Frequently Asked Questions

Does standard technology E&O insurance cover AI-related claims?

Often only partially. Many standard tech E&O and cyber policies were written before generative AI's risk profile was well understood, and insurers have increasingly added AI-specific exclusions or sub-limits rather than relying on the original broad wording. Always confirm directly with your broker or carrier whether AI-related claims are explicitly included, excluded, or sub-limited in your specific policy.

Why does an AI governance professional need to understand insurance at all?

Because insurance coverage and regulatory compliance are increasingly linked. Underwriters now ask about AI governance maturity — documented risk assessments, monitoring, human oversight — when pricing AI-related coverage, similar to how cybersecurity controls affect cyber insurance pricing. The documentation governance professionals already produce is becoming a direct input into that process.
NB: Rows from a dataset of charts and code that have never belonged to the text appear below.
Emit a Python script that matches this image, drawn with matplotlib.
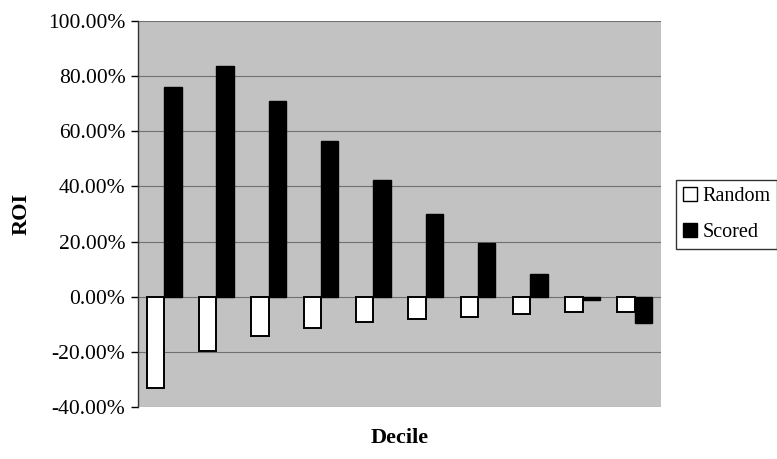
import matplotlib
matplotlib.use("Agg")
import matplotlib.pyplot as plt
import numpy as np
from matplotlib.patches import Patch

deciles = list(range(1, 11))
random_roi = [-0.33, -0.197, -0.143, -0.115, -0.092, -0.082, -0.072, -0.064, -0.054, -0.054]
scored_roi = [0.759, 0.837, 0.709, 0.564, 0.425, 0.299, 0.194, 0.083, -0.012, -0.094]
yticks = [-0.4, -0.2, 0.0, 0.2, 0.4, 0.6, 0.8, 1.0]

plt.rcParams['font.family'] = ['Liberation Serif', 'DejaVu Serif']

fig = plt.figure(figsize=(7.77, 4.59), dpi=100)
ax = fig.add_axes([138/777, 1-407/459, (661-138)/777, (407-21)/459])
ax.set_facecolor('#c2c2c2')

x = np.arange(len(deciles)) + 0.5
w = 1/3
ax.bar(x - w/2, random_roi, width=w, color='white', edgecolor='black', linewidth=1.4, zorder=3)
ax.bar(x + w/2, scored_roi, width=w, color='black', edgecolor='black', linewidth=1.0, zorder=3)

ax.set_xlim(0, len(deciles))
ax.set_ylim(-0.4, 1.0)
ax.set_yticks(yticks)
ax.set_yticklabels([f"{v*100:.2f}%" for v in yticks], fontsize=15.5)
ax.set_xticks([])
ax.yaxis.grid(True, color='#707070', linewidth=0.8, zorder=1)
ax.set_axisbelow(True)
for s in ['top', 'right', 'bottom']:
    ax.spines[s].set_visible(False)
ax.spines['left'].set_color('#333333')
ax.spines['left'].set_linewidth(1.0)
ax.tick_params(axis='y', direction='out', length=5, width=1, pad=4, colors='black')

ax.set_ylabel('ROI', fontsize=16, fontweight='bold', labelpad=12)
fig.text((138+661)/2/777, 1-438/459, 'Decile', fontsize=16, fontweight='bold', ha='center', va='center')

handles = [Patch(facecolor='white', edgecolor='black', linewidth=1.0, label='Random'),
           Patch(facecolor='black', edgecolor='black', label='Scored')]
leg = fig.legend(handles=handles, loc='upper left', bbox_to_anchor=(676/777, 1-180/459),
                 frameon=True, fancybox=False, edgecolor='black', fontsize=14.5,
                 handlelength=0.7, handleheight=0.7, handletextpad=0.25,
                 borderpad=0.35, labelspacing=0.85, borderaxespad=0)
leg.get_frame().set_linewidth(1.0)

fig.savefig('out.png', dpi=100, facecolor='white')
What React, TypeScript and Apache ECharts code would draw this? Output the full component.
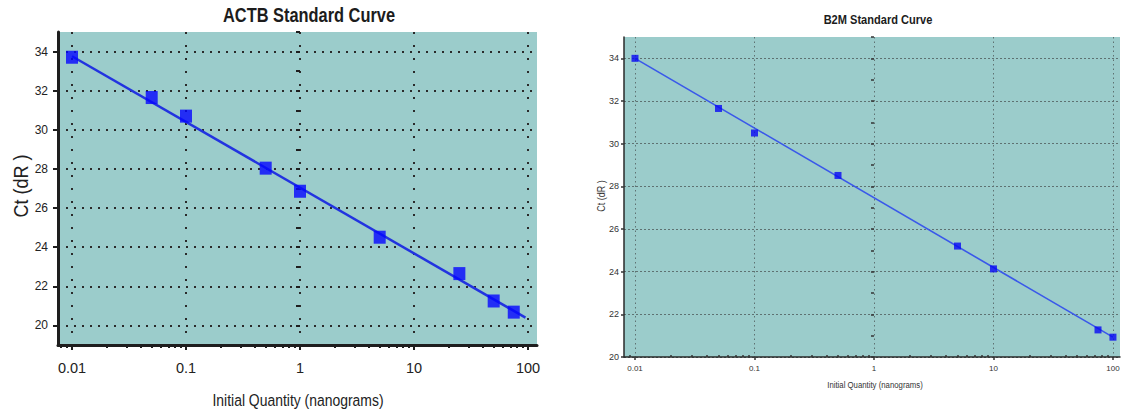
import React, { useEffect, useRef } from "react";
import * as echarts from "echarts";

// ACTB standard curve: measured Ct per dilution and the fitted line ends
const actbQuantity = [0.01, 0.05, 0.1, 0.5, 1, 5, 25, 50, 75];
const actbCt = [33.71, 31.65, 30.7, 28.04, 26.86, 24.51, 22.65, 21.25, 20.68];
const actbFitQuantity = [0.01, 95];
const actbFitCt = [33.76, 20.4];

// B2M standard curve
const b2mQuantity = [0.01, 0.05, 0.1, 0.5, 5, 10, 75, 100];
const b2mCt = [34.0, 31.65, 30.5, 28.51, 25.2, 24.13, 21.27, 20.93];
const b2mFitQuantity = [0.01, 100];
const b2mFitCt = [34.0, 20.93];

// Axis ticks
const decadeTicks = [0.01, 0.1, 1, 10, 100];
const decadeLabels = ["0.01", "0.1", "1", "10", "100"];
const ctLabelTicks = [20, 22, 24, 26, 28, 30, 32, 34];

const SANS = "'Liberation Sans', Arial, sans-serif";
const TEAL = "#9bcccb";
// horizontal squeeze that gives Liberation Sans a narrow look
const NARROW_SCALE = 0.82;

const lg = (q: number) => Math.log10(q);
const decadeLogs = decadeTicks.map(lg);

// 2..9 within each decade, for the small log ticks along the x axis
const minorLogs: number[] = [];
[0.001, 0.01, 0.1, 1, 10, 100].forEach((d) => {
  for (let k = 2; k <= 9; k++) minorLogs.push(lg(k * d));
});

const decadeFormatter = (v: number) => {
  let best = 0;
  decadeLogs.forEach((d, i) => {
    if (Math.abs(d - v) < Math.abs(decadeLogs[best] - v)) best = i;
  });
  return decadeLabels[best];
};

const pairs = (qs: number[], cts: number[]) => qs.map((q, i) => [lg(q), cts[i]]);

const narrowText = (
  text: string,
  x: number,
  y: number,
  font: string,
  opts: { rotation?: number; scaleX?: number; fill?: string } = {}
) => ({
  type: "text",
  x,
  y,
  rotation: opts.rotation ?? 0,
  scaleX: opts.scaleX ?? NARROW_SCALE,
  style: {
    text,
    font,
    fill: opts.fill ?? "#222",
    textAlign: "center",
    textVerticalAlign: "middle",
  },
});

export default function App() {
  const ref = useRef<HTMLDivElement>(null);

  useEffect(() => {
    if (!ref.current) return;
    const chart = echarts.init(ref.current, null, { renderer: "svg" });

    const leftRange = { min: -2.123, max: 2.079 };
    const rightRange = { min: -2.092, max: 2.059 };
    const leftMinor = minorLogs.filter((v) => v > leftRange.min && v < leftRange.max);
    const rightMinor = minorLogs.filter((v) => v > rightRange.min && v < rightRange.max);

    chart.setOption({
      animation: false,
      backgroundColor: "#ffffff",
      graphic: [
        narrowText("ACTB Standard Curve", 309, 15, `bold 20px ${SANS}`, { fill: "#1c1c1c" }),
        narrowText("B2M Standard Curve", 878, 20, `bold 13.5px ${SANS}`, { fill: "#1c1c1c" }),
        narrowText("Initial Quantity (nanograms)", 298, 400, `17px ${SANS}`),
        narrowText("Ct (dR )", 21, 186, `20px ${SANS}`, { rotation: Math.PI / 2, scaleX: 0.9 }),
        narrowText("Initial Quantity (nanograms)", 875, 385, `9.5px ${SANS}`, { fill: "#333" }),
        narrowText("Ct (dR )", 601, 196, `10px ${SANS}`, { rotation: Math.PI / 2, scaleX: 0.9, fill: "#333" }),
      ],
      grid: [
        { left: 58, top: 32, width: 479, height: 313, show: true, backgroundColor: TEAL, borderWidth: 0 },
        { left: 624, top: 37, width: 496, height: 320, show: true, backgroundColor: TEAL, borderWidth: 0 },
      ],
      xAxis: [
        {
          gridIndex: 0,
          type: "value",
          ...leftRange,
          axisLine: { show: true, onZero: false, lineStyle: { color: "#1e1e1e", width: 3 } },
          axisTick: { show: true, customValues: decadeLogs, length: 5, lineStyle: { color: "#1e1e1e", width: 2 } },
          axisLabel: {
            customValues: decadeLogs,
            formatter: decadeFormatter,
            fontFamily: SANS,
            fontSize: 14.5,
            color: "#222",
            margin: 15,
          },
          splitLine: { show: true, lineStyle: { color: "#2a2a2a", width: 2, type: [2, 11] } },
        },
        {
          gridIndex: 0,
          type: "value",
          position: "bottom",
          offset: 0,
          ...leftRange,
          axisLine: { show: false },
          axisTick: { show: true, customValues: leftMinor, length: 3, lineStyle: { color: "#1e1e1e", width: 2 } },
          axisLabel: { show: false },
          splitLine: { show: false },
        },
        {
          gridIndex: 1,
          type: "value",
          ...rightRange,
          axisLine: { show: true, onZero: false, lineStyle: { color: "#2a2a2a", width: 1.5 } },
          axisTick: { show: true, customValues: decadeLogs, length: 3, lineStyle: { color: "#333", width: 1.5 } },
          axisLabel: {
            customValues: decadeLogs,
            formatter: decadeFormatter,
            fontFamily: SANS,
            fontSize: 8,
            color: "#333",
            margin: 7,
          },
          splitLine: { show: true, lineStyle: { color: "#5e7272", width: 1, type: [1.5, 3] } },
        },
        {
          gridIndex: 1,
          type: "value",
          position: "bottom",
          offset: 0,
          ...rightRange,
          axisLine: { show: false },
          axisTick: { show: true, inside: true, customValues: rightMinor, length: 2, lineStyle: { color: "#333", width: 1.5 } },
          axisLabel: { show: false },
          splitLine: { show: false },
        },
      ],
      yAxis: [
        {
          gridIndex: 0,
          type: "value",
          min: 19,
          max: 35,
          axisLine: { show: true, onZero: false, lineStyle: { color: "#1e1e1e", width: 3 } },
          axisTick: { show: true, customValues: ctLabelTicks, length: 5, lineStyle: { color: "#1e1e1e", width: 2 } },
          axisLabel: {
            customValues: ctLabelTicks,
            fontFamily: SANS,
            fontSize: 12,
            color: "#222",
            margin: 10,
          },
          splitLine: { show: true, lineStyle: { color: "#2a2a2a", width: 2, type: [2, 6] } },
        },
        {
          gridIndex: 0,
          type: "value",
          position: "left",
          offset: 0,
          min: 19,
          max: 35,
          interval: 1,
          axisLine: { show: false },
          axisTick: { show: true, length: 4, lineStyle: { color: "#1e1e1e", width: 2 } },
          axisLabel: { show: false },
          splitLine: { show: false },
        },
        {
          gridIndex: 1,
          type: "value",
          min: 20,
          max: 35,
          axisLine: { show: true, onZero: false, lineStyle: { color: "#2a2a2a", width: 1.5 } },
          axisTick: { show: true, customValues: ctLabelTicks, length: 3, lineStyle: { color: "#333", width: 1.5 } },
          axisLabel: {
            customValues: ctLabelTicks,
            fontFamily: SANS,
            fontSize: 9,
            color: "#333",
            margin: 5,
          },
          splitLine: { show: true, lineStyle: { color: "#5e7272", width: 1, type: [2, 2] } },
        },
        {
          gridIndex: 1,
          type: "value",
          position: "left",
          offset: 0,
          min: 20,
          max: 35,
          interval: 1,
          axisLine: { show: false },
          axisTick: { show: true, length: 3, lineStyle: { color: "#333", width: 1.5 } },
          axisLabel: { show: false },
          splitLine: { show: false },
        },
      ],
      series: [
        {
          type: "line",
          xAxisIndex: 0,
          yAxisIndex: 0,
          data: pairs(actbFitQuantity, actbFitCt),
          symbol: "none",
          lineStyle: { color: "#2233e0", width: 2.5 },
          z: 3,
        },
        {
          type: "scatter",
          xAxisIndex: 0,
          yAxisIndex: 0,
          data: pairs(actbQuantity, actbCt),
          symbol: "rect",
          symbolSize: [12, 13],
          itemStyle: { color: "#0505ff" },
          z: 4,
        },
        {
          type: "line",
          xAxisIndex: 2,
          yAxisIndex: 2,
          data: pairs(b2mFitQuantity, b2mFitCt),
          symbol: "none",
          lineStyle: { color: "#3a58ea", width: 1.6 },
          z: 3,
        },
        {
          type: "scatter",
          xAxisIndex: 2,
          yAxisIndex: 2,
          data: pairs(b2mQuantity, b2mCt),
          symbol: "rect",
          symbolSize: [7, 7],
          itemStyle: { color: "#0808f4" },
          z: 4,
        },
      ],
    });

    return () => chart.dispose();
  }, []);

  return (
    <div
      ref={ref}
      style={{ position: "absolute", left: 0, top: 0, width: 1123, height: 419 }}
    />
  );
}
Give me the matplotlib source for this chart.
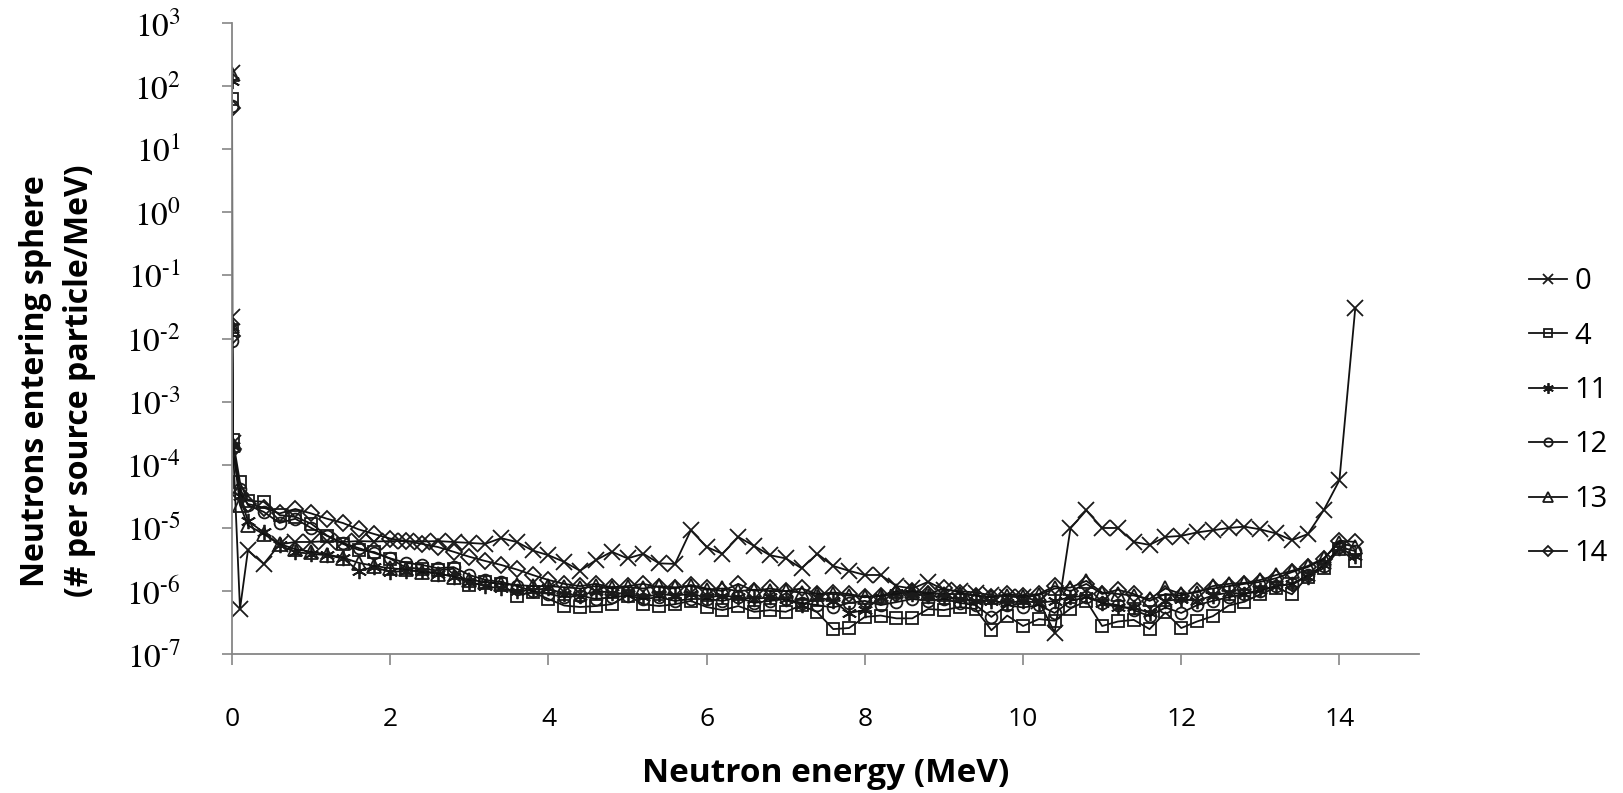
import numpy as np
import matplotlib
matplotlib.use("Agg")
import matplotlib.pyplot as plt
from matplotlib.ticker import FixedLocator, FuncFormatter, NullLocator

plt.rcParams['mathtext.fontset'] = 'stix'

# energy bins (MeV): three tiny low-energy bins sit on the axis at ~0
energy = [0.0, 0.001, 0.01, 0.1,
          0.2, 0.4, 0.6, 0.8, 1.0, 1.2, 1.4, 1.6, 1.8, 2.0,
          2.2, 2.4, 2.6, 2.8, 3.0, 3.2, 3.4, 3.6, 3.8, 4.0,
          4.2, 4.4, 4.6, 4.8, 5.0, 5.2, 5.4, 5.6, 5.8, 6.0,
          6.2, 6.4, 6.6, 6.8, 7.0, 7.2, 7.4, 7.6, 7.8, 8.0,
          8.2, 8.4, 8.6, 8.8, 9.0, 9.2, 9.4, 9.6, 9.8, 10.0,
          10.2, 10.4, 10.6, 10.8, 11.0, 11.2, 11.4, 11.6, 11.8, 12.0,
          12.2, 12.4, 12.6, 12.8, 13.0, 13.2, 13.4, 13.6, 13.8, 14.0,
          14.2]

s0 = [160, 0.022, 2.2e-4, 5.2e-7,
      4.4e-6, 2.7e-6, 5.5e-6, 6.0e-6, 6.0e-6, 6.2e-6, 6.0e-6, 6.2e-6, 6.1e-6, 6.2e-6,
      6.2e-6, 6.1e-6, 6.2e-6, 6.0e-6, 5.8e-6, 5.6e-6, 6.9e-6, 6.0e-6, 4.4e-6, 3.7e-6,
      2.9e-6, 2.1e-6, 3.1e-6, 4.2e-6, 3.3e-6, 3.9e-6, 2.75e-6, 2.7e-6, 9.2e-6, 5.0e-6,
      3.9e-6, 7.2e-6, 5.2e-6, 3.7e-6, 3.3e-6, 2.3e-6, 3.9e-6, 2.5e-6, 2.1e-6, 1.8e-6,
      1.8e-6, 1.2e-6, 1.1e-6, 1.4e-6, 1.05e-6, 1.0e-6, 9.5e-7, 8.6e-7, 8.2e-7, 8.0e-7,
      7.0e-7, 2.2e-7, 9.9e-6, 1.9e-5, 1.0e-5, 1.0e-5, 6.0e-6, 5.4e-6, 7.2e-6, 7.5e-6,
      8.5e-6, 9.2e-6, 1.0e-5, 1.05e-5, 9.5e-6, 8.2e-6, 6.4e-6, 8.0e-6, 1.9e-5, 5.7e-5,
      0.03]

s4 = [62, 0.0135, 2.5e-4, 5.3e-5,
      2.7e-5, 2.6e-5, 1.6e-5, 1.5e-5, 1.17e-5, 7.6e-6, 5.6e-6, 4.5e-6, 4.15e-6, 3.26e-6,
      2.35e-6, 2.26e-6, 2.13e-6, 2.26e-6, 1.23e-6, 1.39e-6, 1.3e-6, 8.5e-7, 9.6e-7, 7.5e-7,
      5.9e-7, 5.6e-7, 5.8e-7, 6.2e-7, 8.5e-7, 6.2e-7, 5.8e-7, 6.2e-7, 7.0e-7, 5.6e-7,
      5.0e-7, 5.8e-7, 4.7e-7, 5.0e-7, 4.7e-7, 6.0e-7, 4.6e-7, 2.5e-7, 2.6e-7, 3.9e-7,
      4.1e-7, 3.7e-7, 3.7e-7, 5.2e-7, 5.0e-7, 5.6e-7, 5.2e-7, 2.4e-7, 4.1e-7, 2.8e-7,
      3.6e-7, 3.4e-7, 5.3e-7, 7.0e-7, 2.8e-7, 3.3e-7, 3.5e-7, 2.5e-7, 4.6e-7, 2.6e-7,
      3.3e-7, 4.0e-7, 5.9e-7, 6.8e-7, 8.9e-7, 1.14e-6, 8.9e-7, 1.7e-6, 2.3e-6, 4.6e-6,
      3.0e-6]

s11 = [120, 0.015, 2.0e-4, 3.2e-5,
       1.3e-5, 8.5e-6, 5.3e-6, 4.15e-6, 3.9e-6, 3.7e-6, 3.3e-6, 2.1e-6, 2.4e-6, 2.0e-6,
       2.1e-6, 2.1e-6, 1.9e-6, 1.7e-6, 1.4e-6, 1.2e-6, 1.1e-6, 1.0e-6, 1.05e-6, 1.1e-6,
       9.0e-7, 8.5e-7, 1.0e-6, 9.5e-7, 9.0e-7, 8.0e-7, 9.0e-7, 8.5e-7, 9.0e-7, 8.0e-7,
       8.5e-7, 8.0e-7, 7.5e-7, 8.0e-7, 7.5e-7, 6.0e-7, 8.0e-7, 7.0e-7, 4.5e-7, 5.0e-7,
       8.0e-7, 9.5e-7, 9.0e-7, 8.5e-7, 8.0e-7, 7.5e-7, 7.0e-7, 7.0e-7, 6.5e-7, 7.0e-7,
       6.5e-7, 7.0e-7, 8.0e-7, 8.5e-7, 6.5e-7, 5.5e-7, 5.5e-7, 4.5e-7, 7.0e-7, 7.5e-7,
       7.0e-7, 8.5e-7, 9.5e-7, 9.0e-7, 1.05e-6, 1.2e-6, 1.3e-6, 1.7e-6, 2.6e-6, 4.8e-6,
       3.6e-6]

s12 = [48, 0.0093, 1.9e-4, 4.2e-5,
       2.3e-5, 1.8e-5, 1.2e-5, 1.4e-5, 1.0e-5, 7.5e-6, 5.8e-6, 4.8e-6, 4.0e-6, 3.3e-6,
       2.8e-6, 2.6e-6, 2.3e-6, 2.4e-6, 1.8e-6, 1.5e-6, 1.4e-6, 1.2e-6, 1.0e-6, 9.0e-7,
       8.0e-7, 8.5e-7, 7.5e-7, 8.0e-7, 8.5e-7, 7.5e-7, 8.0e-7, 7.0e-7, 7.5e-7, 7.5e-7,
       7.0e-7, 8.0e-7, 6.5e-7, 7.0e-7, 7.5e-7, 6.5e-7, 6.0e-7, 5.5e-7, 6.5e-7, 7.0e-7,
       6.0e-7, 6.7e-7, 7.5e-7, 7.0e-7, 7.5e-7, 6.5e-7, 6.0e-7, 3.9e-7, 6.0e-7, 5.5e-7,
       6.0e-7, 4.5e-7, 7.0e-7, 8.0e-7, 6.5e-7, 6.0e-7, 5.0e-7, 4.0e-7, 5.5e-7, 4.5e-7,
       6.0e-7, 7.0e-7, 8.0e-7, 9.0e-7, 1.0e-6, 1.2e-6, 1.3e-6, 1.8e-6, 2.5e-6, 5.0e-6,
       4.3e-6]

s13 = [155, 0.016, 2.1e-4, 2.3e-5,
       1.1e-5, 8.0e-6, 5.6e-6, 4.6e-6, 4.2e-6, 3.8e-6, 3.4e-6, 2.8e-6, 2.5e-6, 2.3e-6,
       2.2e-6, 2.0e-6, 1.9e-6, 1.7e-6, 1.5e-6, 1.4e-6, 1.3e-6, 1.25e-6, 1.2e-6, 1.2e-6,
       1.15e-6, 1.1e-6, 1.2e-6, 1.1e-6, 1.15e-6, 1.1e-6, 1.2e-6, 1.15e-6, 1.2e-6, 1.05e-6,
       1.1e-6, 1.0e-6, 1.05e-6, 1.0e-6, 1.0e-6, 9.5e-7, 9.0e-7, 9.0e-7, 8.5e-7, 8.0e-7,
       8.5e-7, 1.0e-6, 1.0e-6, 9.5e-7, 9.0e-7, 9.0e-7, 8.5e-7, 8.0e-7, 8.5e-7, 8.0e-7,
       8.6e-7, 1.1e-6, 1.14e-6, 1.45e-6, 9.5e-7, 9.0e-7, 8.5e-7, 7.5e-7, 1.1e-6, 9.0e-7,
       9.5e-7, 1.2e-6, 1.3e-6, 1.35e-6, 1.5e-6, 1.8e-6, 2.1e-6, 2.5e-6, 3.3e-6, 5.8e-6,
       5.0e-6]

s14 = [45, 0.011, 1.8e-4, 3.5e-5,
       2.4e-5, 2.1e-5, 1.7e-5, 2.0e-5, 1.7e-5, 1.4e-5, 1.2e-5, 9.5e-6, 8.0e-6, 6.8e-6,
       6.2e-6, 5.6e-6, 5.0e-6, 4.2e-6, 3.5e-6, 3.0e-6, 2.6e-6, 2.2e-6, 1.8e-6, 1.5e-6,
       1.3e-6, 1.2e-6, 1.3e-6, 1.15e-6, 1.2e-6, 1.3e-6, 1.15e-6, 1.1e-6, 1.25e-6, 1.1e-6,
       1.0e-6, 1.3e-6, 1.0e-6, 1.1e-6, 1.0e-6, 1.1e-6, 9.0e-7, 9.5e-7, 9.0e-7, 8.0e-7,
       8.5e-7, 9.0e-7, 1.0e-6, 9.0e-7, 1.1e-6, 9.5e-7, 8.5e-7, 8.0e-7, 9.0e-7, 8.5e-7,
       9.0e-7, 1.2e-6, 1.0e-6, 1.3e-6, 9.0e-7, 1.05e-6, 9.0e-7, 7.0e-7, 9.0e-7, 8.5e-7,
       1.0e-6, 1.1e-6, 1.2e-6, 1.3e-6, 1.4e-6, 1.6e-6, 2.0e-6, 2.4e-6, 3.2e-6, 6.3e-6,
       6.0e-6]

labels = ['0', '4', '11', '12', '13', '14']
series = [s0, s4, s11, s12, s13, s14]
markers = ['x', 's', (6, 2, 0), 'o', '^', 'D']
msizes = [11, 9, 11, 8.5, 9.5, 8]


def exp_label(v, pos):
    e = int(round(np.log10(v)))
    if e < 0:
        return r'$\mathrm{10^{\text{-}%d}}$' % (-e)
    return r'$\mathrm{10^{%d}}$' % e


fig = plt.figure(figsize=(16.23, 7.93), dpi=100)
ax = fig.add_axes([0.143, 0.175, 0.731, 0.796])

for lab, ys, mk, ms in zip(labels, series, markers, msizes):
    ax.plot(energy, ys, color='#111111', lw=1.3, marker=mk, ms=ms,
            mfc='none', mec='#1a1a1a', mew=1.3, label=lab)

ax.set_yscale('log')
ax.set_ylim(1e-7, 1e3)
ax.set_xlim(0, 15)
ax.yaxis.set_major_locator(FixedLocator([10.0 ** e for e in range(-7, 4)]))
ax.yaxis.set_minor_locator(NullLocator())
ax.yaxis.set_major_formatter(FuncFormatter(exp_label))
ax.set_xticks([0, 2, 4, 6, 8, 10, 12, 14])

for side in ['top', 'right']:
    ax.spines[side].set_visible(False)
for side in ['left', 'bottom']:
    ax.spines[side].set_color('#868686')
    ax.spines[side].set_linewidth(1.3)

ax.tick_params(axis='y', direction='out', length=7, width=1.2, color='#868686',
               labelsize=24, pad=30)
ax.tick_params(axis='x', direction='out', length=8, width=1.2, color='#868686',
               labelsize=19, pad=30)
for t in ax.get_xticklabels():
    t.set_fontfamily('Open Sans')

ax.set_xlabel('Neutron energy (MeV)', fontsize=24, fontweight='bold',
              fontfamily='Open Sans', labelpad=18)
fig.text(0.022, 0.52, 'Neutrons entering sphere', rotation=90, ha='center',
         va='center', fontsize=23, fontweight='bold', fontfamily='Open Sans')
fig.text(0.049, 0.52, '(# per source particle/MeV)', rotation=90, ha='center',
         va='center', fontsize=23, fontweight='bold', fontfamily='Open Sans')

leg = ax.legend(loc='upper left', bbox_to_anchor=(0.942, 0.663),
                bbox_transform=fig.transFigure, frameon=False, handlelength=1.3,
                handletextpad=0.25, labelspacing=0.87, markerscale=0.7,
                borderpad=0, borderaxespad=0,
                prop={'family': 'Open Sans', 'size': 21})

fig.savefig('out.png', dpi=100)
Is there a dedicated "AI insurance" product yet?

The market is still forming. Some insurers offer dedicated AI liability or algorithmic E&O endorsements, while many organizations are still relying on amended versions of existing technology E&O, cyber, and professional liability policies rather than a single standardized AI policy. Expect this market to continue evolving quickly.

Does insurance cover EU AI Act fines?

Generally no. Consistent with general insurance law principles in most jurisdictions, regulatory fines and penalties are typically not insurable — insurance addresses third-party claims and resulting damages, not the penalty itself, on the theory that insuring penalties would undermine their deterrent effect.